From this point forward, the code is not well-tested because I couldn't get the encode function to work.

In [30]:
encoding_train, encoding_test, cluster_train, cluster_test = train_test_split(encodings,
                                                                              sample_clusters,
                                                                              test_size = holdout_percent)

In [31]:
regression = LinearRegression()
regression.fit(encoding_train, cluster_train)
regression.predict(encoding_test)
regression.score(encoding_test, cluster_test)

-0.0014788214640906183

## The end.

This is the end of the notebook. Below is an alternative approach. Not as well tested.

## An in-memory approach.

Because everything kept crashing on me, I ultimately found it most convenient to do everything in a streaming fashion with a lot of writing to disk at every stage. This is obviously slower than desirable. Basically I do a thing, write out the results, read the results back in, then do the next thing.

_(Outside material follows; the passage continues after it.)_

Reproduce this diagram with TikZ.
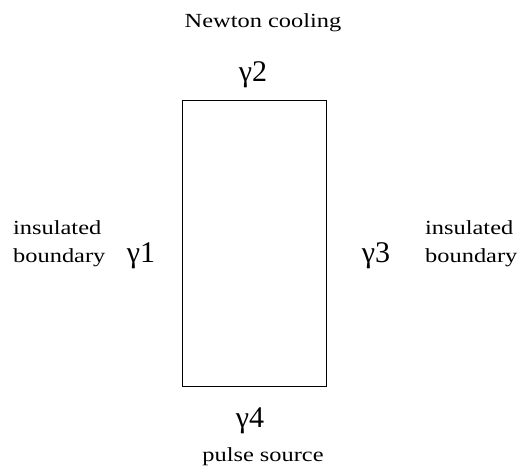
\documentclass[tikz,border=0pt]{standalone}
\usepackage{fontspec}
\setmainfont{Liberation Serif}
\newfontfamily\labelfont[FakeStretch=1.22]{Liberation Serif}
\usetikzlibrary{positioning}

\begin{document}
\begin{tikzpicture}[
    x=1pt, y=1pt,
    regionbox/.style={draw=black, line width=0.8pt},
    gammalabel/.style={anchor=base, inner sep=0pt, font=\fontsize{30}{30}\selectfont},
    condlabel/.style={anchor=base, inner sep=0pt, font=\labelfont\fontsize{20}{28}\selectfont},
    sidelabel/.style={condlabel, align=left, anchor=base west}
]
\useasboundingbox (0,0) rectangle (520,474);

% Domain
\draw[regionbox] (182,88) rectangle (326,374);

% Boundary names
\node[gammalabel] (g2) at (253,392) {γ2};
\node[gammalabel] (g1) at (141,211) {γ1};
\node[gammalabel] (g3) at (376,211) {γ3};
\node[gammalabel] (g4) at (250,46) {γ4};

% Boundary conditions
\node[condlabel] (top) at (263,446) {Newton cooling};
\node[condlabel] (bottom) at (263,12) {pulse source};
\node[sidelabel] (left) at (13,211) {insulated\\boundary};
\node[sidelabel] (right) at (425,211) {insulated\\boundary};

\end{tikzpicture}
\end{document}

Below is an in-memory approach that reads everything into memory and pushes forward, still sometimes saving key steps to disk, but without any rereading in. Because of various technical issues, this code has never been tested at scale. It works on the anime dataset.

In [34]:
doc_dicts = [json.loads(line)
            for root,dirs,files in os.walk(sample_location)
            for doc in files
            for line in open(os.path.join(sample_location,root,doc))
            ]
# doc_dicts is a list of dictionaries, each containing document data
# In the anime sample, the text is labeled 'body_text'
# There is a field cluster_id which we will use as the categorical label
cluster_ids = [d['cluster_id'] for d in doc_dicts]
docs = [d['body_text'] for d in doc_dicts]

UnicodeDecodeError: 'utf-8' codec can't decode byte 0xb0 in position 15: invalid start byte

In [None]:
del(doc_dicts) # For efficiency

In [None]:
# Make list of sentences for each doc
sentenced = [tokenize.punkt_sentences(doc) for doc in docs]

In [None]:
# Normalize each sentence
normalized = [[normalize.xml_normalize(sentence) for sentence in doc] for doc in sentenced]

In [None]:
del(sentenced) #If you're done with it

In [None]:
#Tokenize each sentence
tokenized = [[' '.join(tokenize.word_punct_tokens(sentence)) for sentence in doc] for doc in normalized]

In [None]:
separated = sum(zip(tokenized,[[doc_separator]]*len(tokenized)),tuple())
sentences = sum(separated,[])

In [None]:
separated = sum(zip(tokenized,[[doc_separator]]*len(tokenized)),tuple())
sentences = sum(separated,[])

This leaves you with the sentences object in memory, leaving you ready to build the skip-thoughts training dictionaries.